MAI beats SET for the year
Listed small- and medium-sized companies have fared relatively well over the past year, with the MAI index down 10.78% over the first eight months of the year compared with a 21% decline for the Stock Exchange of Thailand.
Chanitr Charnchainarong, the president of the Market for Alternative Investment, said the market capitalisation of the exchange was 33.45 billion baht, down 12.57% from the end of 2007.
Valuations have fallen to a price-to-earnings ratio of 12.28 times compared with 19.3 times at the end of 2007.
But corporate fundamentals have improved. Listed MAI companies reported first-half profits of 879 million baht, up 70% from the same period last year, with revenues of 22.5 billion, up 11%.
On average, the 48 companies on the MAI posted net profit growth of 70%.
''This shows that small- and medium-sized companies have the ability to adjust to change. Most companies that faced net losses last year have been able to turn to profit,'' he said.
Interim dividends for first-half operations totalled 349 million baht, up from 261 million the same period last year.
But Mr Chanitr acknowledged that market sentiment remained poor. ''Investors aren't looking at fundamentals, but rather the political mess,'' he said.
Sukit Udomsirikul, a senior analyst at SCIB Securities, said political risk was clearly increasing, resulting in higher market risk and volatility.
He recommended investors focus on lower-risk assets such as bonds and avoid the equity market for the short-term.

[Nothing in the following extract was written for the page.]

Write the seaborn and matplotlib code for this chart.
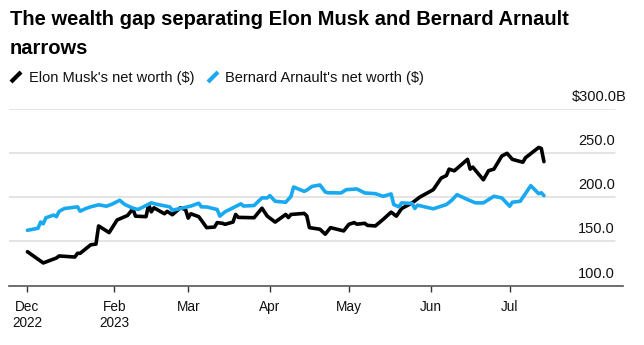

Bond prices were set to rebound as the markets expect the Monetary Policy Committee may only raise rates once for the rest of the year due to the slowing economy and falling oil prices. The MPC is expected to raise short-term rates, now 3.5%, by a quarter-point when it meets today.
SCIB Securities currently recommends investors reduce their equities weightings to 40% from 50%, and they should increase bonds to 40% from 30%. Remaining funds should be allocated to alternative investments such as derivatives and commodities.
Pichai Lertsupongkit, an executive vice-president at Thanachart Securities, said economic growth was expected to decline in the second half, while politics could be further shaken by a dissolution of Parliament by the end of the year.
On the other hand, inflation has likely peaked for the year, he added. The National Economic and Social Development Board this week announced second quarter growth of 5.3%, down from 6.1% year-on-year in the first quarter.